We have lived in this apartment for almost 3 years. I was heavily pregnant and desperate for a place to call our own when we packed our things and headed for the coast.

Most days, this house still doesn’t feel like home. In the past, I have always had a knack for settling in, for making a space mine, but here it’s been surprisingly hard and I just don’t know why.

For me, home and childhood are deeply linked, they’re where we first learn what safety, love, and belonging feels like. As adults, we keep chasing these feelings, and for children, home is their whole world, if it’s done right. It saddens me that I haven’t fully connected with this space yet, because I want it to be everything my son needs. I want his first address to be remembered as a place filled with warmth and love.

We live by the ocean on Dharawal country, South Coast of New South Wales. I never imagined myself here, though the feeling isn’t unfamiliar. Beach towns have this strange pull like they’re offering you the holiday version of life. I knew it wasn’t real, but it was nice to fantasise for a while. Of course, once the honeymoon period wears off (and you remember that you’re actually a city girl at heart), you realise no place is perfect. Every town has its cracks and wherever you go, there you are.

When I move to a new place, I’m not there for surface living—I want deep, lasting connections, the kind that make it hard to leave. I want all or nothing.

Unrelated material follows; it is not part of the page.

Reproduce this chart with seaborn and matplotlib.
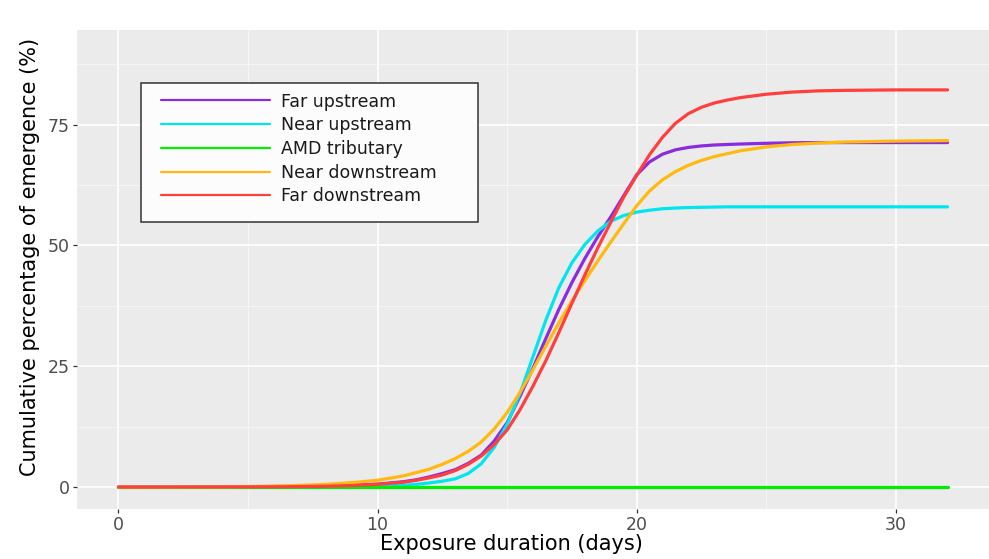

It’s taking far longer than ever before to feel this now, I know that it’s going to require some work on my part to establish. I must surrender to this decision that we made and ground myself here, for now. I must continue to make human and place based connections and keep searching for the beauty in each day.

It must start at home - in the light, in the quiet warmth of this space that we’re slowly growing into. This is Alfie’s house.